PROBLEM STATEMENT:
Return, without pictures, the lines from the start of the data through the one that contains "const DARK = '#262626';".

RECORDED DATA:
▬▬▬▬▬▬▬▬▬▬

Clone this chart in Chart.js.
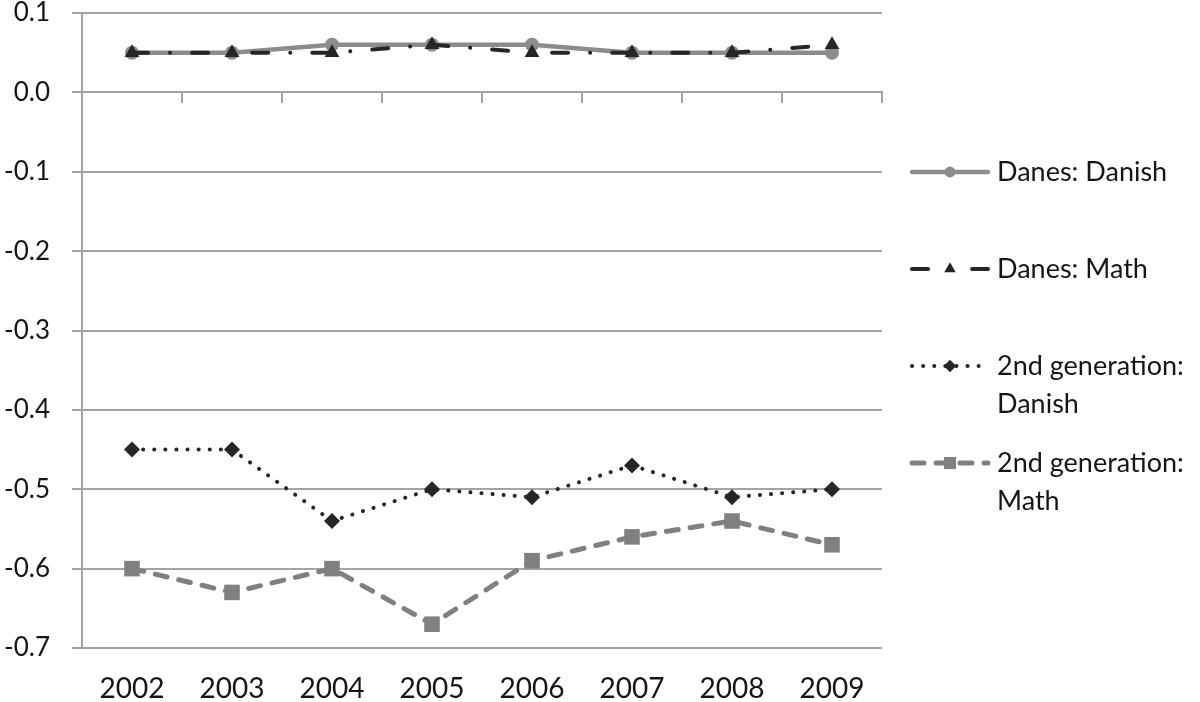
<!DOCTYPE html>
<html>
<head>
<meta charset="utf-8">
<script src="https://cdn.jsdelivr.net/npm/chart.js@4.4.0/dist/chart.umd.min.js"></script>
<style>
html,body{margin:0;padding:0;background:#ffffff;}
canvas{display:block;}
</style>
</head>
<body>
<canvas id="c" width="1200" height="702"></canvas>
<script>
// ---- data ----
const years = ['2002','2003','2004','2005','2006','2007','2008','2009'];
const danesDanish     = [0.05, 0.05, 0.06, 0.06, 0.06, 0.05, 0.05, 0.05];
const danesMath       = [0.05, 0.05, 0.05, 0.06, 0.05, 0.05, 0.05, 0.06];
const secondGenDanish = [-0.45, -0.45, -0.54, -0.50, -0.51, -0.47, -0.51, -0.50];
const secondGenMath   = [-0.60, -0.63, -0.60, -0.67, -0.59, -0.56, -0.54, -0.57];
const seriesLabels = ['Danes: Danish', 'Danes: Math', '2nd generation: Danish', '2nd generation: Math'];
const yMin = -0.7, yMax = 0.1, yStep = 0.1;

// ---- style ----
const FONT = 'Lato, "Liberation Sans", sans-serif';
const GRID = '#a4a4a4';
const TEXT = '#151515';
const LIGHT = '#8c8c8c';
const DARK = '#262626';

const sideLegend = {
  id: 'sideLegend',
  afterDraw(chart) {
    const ctx = chart.ctx;
    const area = chart.chartArea;
    const x0 = area.right + 30, x1 = x0 + 76, xm = (x0 + x1) / 2, tx = x1 + 9;
    const maxW = chart.width - tx - 4;
    const slot = 97, lineH = 38;
    const startY = area.top + 159;
    ctx.save();
    ctx.font = '27px ' + FONT;
    chart.data.datasets.forEach((ds, i) => {
      const y = startY + i * slot;
      // sample line
      ctx.save();
      ctx.strokeStyle = ds.borderColor;
      ctx.lineWidth = ds.borderWidth;
      ctx.lineCap = ds.borderCapStyle || 'butt';
      ctx.setLineDash(ds.borderDash || []);
      ctx.beginPath();
      ctx.moveTo(x0, y);
      ctx.lineTo(x1, y);
      ctx.stroke();
      ctx.setLineDash([]);
      ctx.fillStyle = ds.pointBackgroundColor;
      Chart.helpers.drawPoint(ctx, {pointStyle: ds.pointStyle, radius: ds.pointRadius * 0.78, rotation: 0, borderWidth: 0}, xm, y);
      ctx.restore();
      // label, wrapped
      const words = ds.label.split(' ');
      const lines = [];
      let cur = '';
      words.forEach(w => {
        const t = cur ? cur + ' ' + w : w;
        if (cur && ctx.measureText(t).width > maxW) { lines.push(cur); cur = w; }
        else cur = t;
      });
      if (cur) lines.push(cur);
      ctx.fillStyle = TEXT;
      ctx.textAlign = 'left';
      ctx.textBaseline = 'middle';
      lines.forEach((ln, k) => ctx.fillText(ln, tx, y + k * lineH));
    });
    ctx.restore();
  }
};

new Chart(document.getElementById('c'), {
  type: 'line',
  data: {
    labels: years,
    datasets: [
      {
        label: seriesLabels[0], data: danesDanish, order: 2,
        borderColor: LIGHT, backgroundColor: LIGHT, borderWidth: 4.5, borderCapStyle: 'round',
        pointStyle: 'circle', pointRadius: 7, pointBackgroundColor: LIGHT, pointBorderWidth: 0
      },
      {
        label: seriesLabels[1], data: danesMath, order: 1,
        borderColor: DARK, backgroundColor: DARK, borderWidth: 4, borderCapStyle: 'round',
        borderDash: [16, 22, 0.1, 22],
        pointStyle: 'triangle', pointRadius: 8.5, pointBackgroundColor: DARK, pointBorderWidth: 0
      },
      {
        label: seriesLabels[2], data: secondGenDanish, order: 3,
        borderColor: DARK, backgroundColor: DARK, borderWidth: 4, borderCapStyle: 'round',
        borderDash: [0.1, 11],
        pointStyle: 'rectRot', pointRadius: 8, pointBackgroundColor: DARK, pointBorderWidth: 0
      },
      {
        label: seriesLabels[3], data: secondGenMath, order: 4,
        borderColor: '#808080', backgroundColor: '#808080', borderWidth: 5, borderCapStyle: 'round',
        borderDash: [12, 12],
        pointStyle: 'rect', pointRadius: 11, pointBackgroundColor: '#808080', pointBorderWidth: 0
      }
    ]
  },
  options: {
    responsive: false,
    animation: false,
    events: [],
    layout: { padding: { top: 0, right: 318, left: 0, bottom: 0 } },
    plugins: { legend: { display: false }, tooltip: { enabled: false } },
    scales: {
      x: {
        type: 'category', position: 'bottom', offset: true,
        grid: { display: false, drawTicks: false },
        border: { display: false },
        ticks: { color: TEXT, font: { family: FONT, size: 28 }, padding: 24, maxRotation: 0, autoSkip: false },
        afterFit(s) { s.height = 54; }
      },
      x2: {
        type: 'category', axis: 'x', position: { y: 0 }, offset: true,
        grid: { offset: true, drawOnChartArea: false, drawTicks: true, tickLength: 10, color: GRID, lineWidth: 2 },
        border: { display: true, color: GRID, width: 2 },
        ticks: { display: false }
      },
      y: {
        position: 'left', min: yMin, max: yMax,
        ticks: {
          stepSize: yStep, color: TEXT, font: { family: FONT, size: 26 }, padding: 22,
          callback: v => { const r = Math.round(v * 10) / 10; return (Math.abs(r) < 1e-9 ? 0 : r).toFixed(1); }
        },
        grid: { color: GRID, lineWidth: 2, tickLength: 10, drawTicks: true },
        border: { display: true, color: GRID, width: 2 },
        afterFit(s) { s.width = 82; s.paddingTop = 13; s.paddingBottom = 0; }
      }
    }
  },
  plugins: [sideLegend]
});
</script>
</body>
</html>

▬▬▬▬▬▬▬▬▬▬

WRITTEN RESPONSE:
Clone this chart in Chart.js.
<!DOCTYPE html>
<html>
<head>
<meta charset="utf-8">
<script src="https://cdn.jsdelivr.net/npm/chart.js@4.4.0/dist/chart.umd.min.js"></script>
<style>
html,body{margin:0;padding:0;background:#ffffff;}
canvas{display:block;}
</style>
</head>
<body>
<canvas id="c" width="1200" height="702"></canvas>
<script>
// ---- data ----
const years = ['2002','2003','2004','2005','2006','2007','2008','2009'];
const danesDanish     = [0.05, 0.05, 0.06, 0.06, 0.06, 0.05, 0.05, 0.05];
const danesMath       = [0.05, 0.05, 0.05, 0.06, 0.05, 0.05, 0.05, 0.06];
const secondGenDanish = [-0.45, -0.45, -0.54, -0.50, -0.51, -0.47, -0.51, -0.50];
const secondGenMath   = [-0.60, -0.63, -0.60, -0.67, -0.59, -0.56, -0.54, -0.57];
const seriesLabels = ['Danes: Danish', 'Danes: Math', '2nd generation: Danish', '2nd generation: Math'];
const yMin = -0.7, yMax = 0.1, yStep = 0.1;

// ---- style ----
const FONT = 'Lato, "Liberation Sans", sans-serif';
const GRID = '#a4a4a4';
const TEXT = '#151515';
const LIGHT = '#8c8c8c';
const DARK = '#262626';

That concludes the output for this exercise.